Hay libros que uno conoce en cierta forma incluso aunque no los haya leído, y cuya influencia en la literatura universal es incuestionable. Suelen ser obras clásicas que imponen al comenzar a leerlas, porque siempre se siente una cierta presión, como una especie de miedo a que no te convenza o no sea de tu gusto. El mismo día en el que al fin empecé a leer En busca del tiempo perdido, la monumental novela de Marcel Proust de más de 2.500 páginas dividido en siete libros, vi una entrevista con el actor Benjamin Voisin en la que le hacían la clásica pregunta de test cultural de qué libro no había podido terminar de leer. Y bingo. Contaba que iba ya por su tercer intento con la obra de Marcel Proust y que no había sido capaz de acabarlo, que sentía que no era para él, que tiene pasajes sublimes, pero que le resultaba demasiado denso. A pesar de ese mal augurio, mi primer contacto con esta portentosa novela no ha podido ser más gozoso.
Empecé con mucho ilusión y altas expectativas Por el camino de Swann, el primero de los siete libros en los que se divide la novela, que he leído en un estupendo estuche de tres volúmenes de Alianza Editorial. El libro comienza con el narrador explicando con detalle de lo que siente cuando está en duermevela, en ese primer momento de despertar, y es así, poco a poco, abrazando ritmo pausado de esta narración, igual que alguien sale de un sueño, como me dejó envolver y sorprender por este bello y sensible libro sobre la memoria, la pasión y el impacto perenne de la infancia en nuestras vidas.
En este primer libro de los siete que componen la obra, que tiene un muy notable componente autobiográfico, el autor recuerda su niñez, en la que nada deseaba más que recibir un beso de buenas noches de su madre. El protagonista, ya adulto, que rememora aquellos tiempos, se muestra como un niño sensible, lector empedernido y siempre abierto a la belleza, ya sea en la iglesia de su pueblo, en cuadros o en paseos por el campo. Es esa sensibilidad, que le hace quedar deslumbrado ante novelas, obras de arte o paisajes, el verdadero motor de la obra. Eso y, por supuesto, la memoria, la nostalgia por el pasado.
Me gusta la idea de ir compartiendo en el blog tomo a tomo mi experiencia de lectura de En busca del tiempo perdido. En este artículo puedo hablar de Por el camino de Swann, que a su vez se divide en tres partes. En la primera queda clara la fascinación por la naturaleza que siente el narrador. Hay pasajes en los que el lector siente estar paseando a su lado por Combray, ya sea por el lado de Guermantes o por el de Méséglise, las dos rutas que sigue. También se refleja en esa primera parte la devoción por su madre y el amor por su abuela, de cuya sonrisa escribe algo precioso, “que, al revés de las que vemos en muchos rostros humanos, no encerraba ironía más que hacia su misma persona, y para nosotros es como el besar de unos ojos que no pueden mirar a una persona querida sin acariciarla apasionadamente”.
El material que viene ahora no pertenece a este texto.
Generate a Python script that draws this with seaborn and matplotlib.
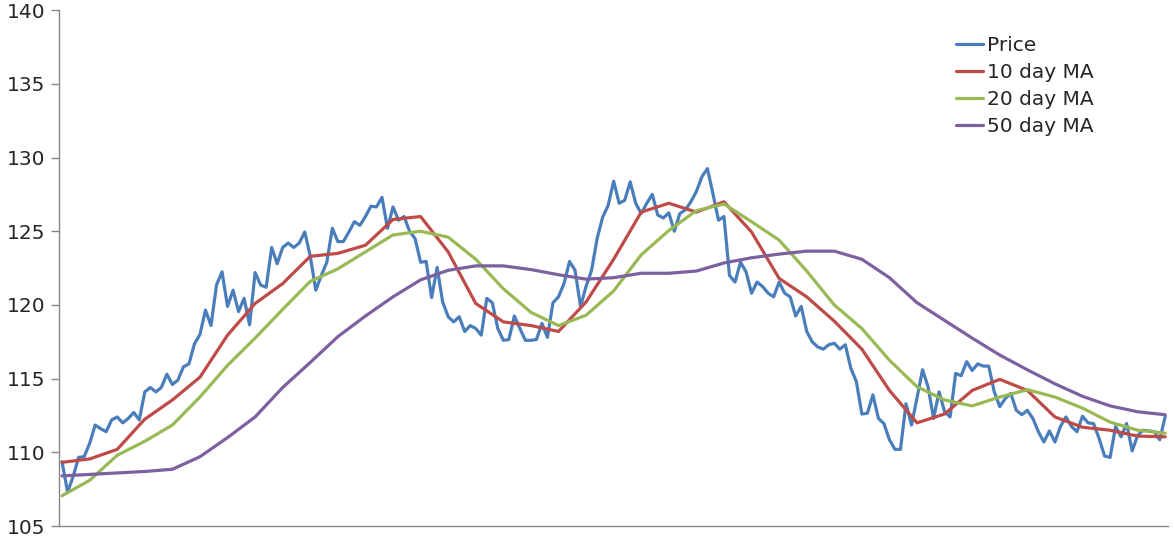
import numpy as np
import pandas as pd
import matplotlib
matplotlib.use('Agg')
import matplotlib.pyplot as plt
import seaborn as sns

# daily closing price (201 trading days)
price = [109.36, 107.3, 108.35, 109.66, 109.7, 110.6, 111.85, 111.6, 111.4, 112.2,
         112.4, 112.0, 112.3, 112.7, 112.2, 114.1, 114.4, 114.1, 114.4, 115.3,
         114.6, 114.9, 115.8, 116.0, 117.35, 118.0, 119.65, 118.6, 121.35, 122.25,
         119.9, 121.0, 119.55, 120.45, 118.65, 122.2, 121.35, 121.2, 123.9, 122.8,
         123.9, 124.2, 123.9, 124.2, 124.95, 123.3, 121.0, 122.0, 122.9, 125.2,
         124.3, 124.3, 124.95, 125.65, 125.4, 126.0, 126.7, 126.65, 127.3, 125.2,
         126.65, 125.75, 126.0, 125.0, 124.5, 122.9, 122.95, 120.5, 122.55, 120.2,
         119.2, 118.85, 119.2, 118.2, 118.6, 118.4, 117.95, 120.45, 120.15, 118.4,
         117.6, 117.65, 119.25, 118.4, 117.6, 117.6, 117.65, 118.75, 117.8, 120.15,
         120.55, 121.45, 122.95, 122.35, 119.9, 121.25, 122.35, 124.5, 125.95, 126.75,
         128.4, 126.9, 127.1, 128.35, 126.9, 126.2, 126.9, 127.5, 126.1, 125.9,
         126.25, 125.0, 126.2, 126.45, 127.0, 127.7, 128.7, 129.25, 127.55, 125.75,
         126.0, 122.0, 121.55, 122.9, 122.25, 120.8, 121.55, 121.25, 120.8, 120.55,
         121.55, 120.8, 120.55, 119.25, 119.9, 118.2, 117.5, 117.15, 117.0, 117.3,
         117.4, 117.0, 117.3, 115.7, 114.8, 112.6, 112.65, 113.9, 112.3, 111.95,
         110.85, 110.2, 110.2, 113.3, 111.85, 113.7, 115.6, 114.45, 112.3, 114.1,
         112.75, 112.4, 115.35, 115.2, 116.15, 115.55, 116.0, 115.85, 115.85, 114.1,
         113.1, 113.65, 114.0, 112.85, 112.55, 112.85, 112.3, 111.4, 110.7, 111.45,
         110.7, 111.75, 112.4, 111.75, 111.4, 112.45, 112.0, 111.95, 110.95, 109.75,
         109.65, 111.75, 111.05, 111.95, 110.1, 111.15, 111.5, 111.45, 111.4, 110.85,
         112.45]

# moving averages, read every 5th day
ma_days = list(range(0, 201, 5))
ma10 = [109.32, 109.55, 110.2, 112.25, 113.55, 115.1, 117.95, 120.1, 121.45, 123.3,
        123.5, 124.05, 125.8, 126.0, 123.6, 120.1, 118.85, 118.6, 118.2, 120.2,
        123.1, 126.3, 126.9, 126.3, 127.0, 124.95, 121.8, 120.55, 118.9, 117.0,
        114.2, 112.0, 112.6, 114.2, 114.95, 114.2, 112.4, 111.7, 111.5, 111.1,
        111.05]
ma20 = [107.05, 108.1, 109.8, 110.75, 111.85, 113.75, 115.9, 117.75, 119.7, 121.6,
        122.45, 123.6, 124.75, 125.0, 124.6, 123.1, 121.1, 119.5, 118.6, 119.3,
        120.95, 123.4, 125.05, 126.4, 126.85, 125.65, 124.4, 122.3, 120.0, 118.4,
        116.25, 114.45, 113.55, 113.15, 113.75, 114.25, 113.75, 113.0, 112.05, 111.5,
        111.3]
ma50 = [108.4, 108.5, 108.6, 108.7, 108.85, 109.7, 111.0, 112.4, 114.4, 116.1,
        117.85, 119.25, 120.55, 121.7, 122.35, 122.65, 122.65, 122.4, 122.05, 121.75,
        121.85, 122.15, 122.15, 122.3, 122.85, 123.2, 123.45, 123.65, 123.65, 123.1,
        121.85, 120.15, 118.95, 117.75, 116.6, 115.6, 114.65, 113.8, 113.15, 112.75,
        112.55]

series_names = ['Price', '10 day MA', '20 day MA', '50 day MA']
colors = ['#4A7EBB', '#BE4B48', '#98B954', '#7D60A0']
y_ticks = [105, 110, 115, 120, 125, 130, 135, 140]

df = pd.concat([
    pd.DataFrame({'day': range(len(price)), 'value': price, 'series': 'Price'}),
    pd.DataFrame({'day': ma_days, 'value': ma10, 'series': '10 day MA'}),
    pd.DataFrame({'day': ma_days, 'value': ma20, 'series': '20 day MA'}),
    pd.DataFrame({'day': ma_days, 'value': ma50, 'series': '50 day MA'}),
], ignore_index=True)

sns.set_style('white')
plt.rcParams['font.family'] = ['DejaVu Sans']

fig = plt.figure(figsize=(11.74, 5.39), dpi=100)
ax = fig.add_axes([59.3 / 1174, 1 - 526 / 539, (1168 - 59.3) / 1174, (526 - 10.2) / 539])

sns.lineplot(data=df, x='day', y='value', hue='series', hue_order=series_names,
             palette=colors, estimator=None, linewidth=2.3, ax=ax)
for line in ax.get_lines():
    line.set_solid_joinstyle('round')

ax.set_xlim(-0.5, len(price) - 0.5)
ax.set_ylim(105, 140)
ax.set_yticks(y_ticks)
ax.set_xticks([])
ax.set_xlabel('')
ax.set_ylabel('')
ax.tick_params(axis='y', which='major', labelsize=14.5, length=6, width=1,
               color='#868686', pad=4, left=True, direction='out')

sns.despine(ax=ax)
for side in ['left', 'bottom']:
    ax.spines[side].set_color('#868686')
    ax.spines[side].set_linewidth(1)

leg = ax.legend(loc='upper left', bbox_to_anchor=(956 / 1174, 1 - 36 / 539),
                bbox_transform=fig.transFigure, frameon=False, fontsize=14.5,
                handlelength=1.35, handletextpad=0.2, labelspacing=0.4,
                borderpad=0, borderaxespad=0)
for line in leg.get_lines():
    line.set_linewidth(2.3)

plt.savefig('out.png', dpi=100)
La segunda parte del primer tomo de la monumental novela de Proust, que está reconocida como la más larga de la historia, se centra en el enamoramiento de Swann, un personaje bien situado en la sociedad ocioso, enamoradizo y algo pedigüeño, por Odette, ante la que cae rendido. Es un tramo bellísimo en el que el amor se presenta como una fuerza de un poder desaforado y que se justifica a sí mismo, como una invención en la cabeza de Swann. Concluye esta primera parte de la novela con un pasaje en el que descubrimos que el Swann enamoradizo es el padre de Gilbertina, el primer amor del protagonista, con quien jugaba de niño en los Campos Elíseos.
La memoria es, claro, ya desde el mismo título, el hilo conductor de la novela, que aborda también otras cuestiones como las clases sociales y el determinismo (“nuestra personalidad social es una creación del pensamiento de los demás”) o el poder de las creencias (”los hechos no penetran en el mundo donde viven nuestras creencias, y como no les dieron vida no las pueden matar, pueden estar desmintiéndolas constantemente sin debilitarlas”).
Y, siempre, de fondo, la sensibilidad especial del narrador, su búsqueda permanente de la belleza. En los libros, por ejemplo. Escribe: “lo que a mí me parece mal en los periódicos es que soliciten todos los días nuestra atención para cosas insignificantes, mientras que los libros que contienen cosas esenciales no los leemos más que tres o cuatro veces en toda nuestra vida”. También en el campo: “la naturaleza, por los sentimientos que en mí despertaba, me parecía la cosa más opuesta a las producciones mecánicas de los hombres. Cuanto menos marcada estuviera por la mano del hombre, mayor espacio ofrecía a la expansión de mi corazón”. Y en los viajes. Por ejemplo, de Venecia y Florencia dice que son de esas “ciudades que nos habituamos a considerar individuales y únicas como personas”.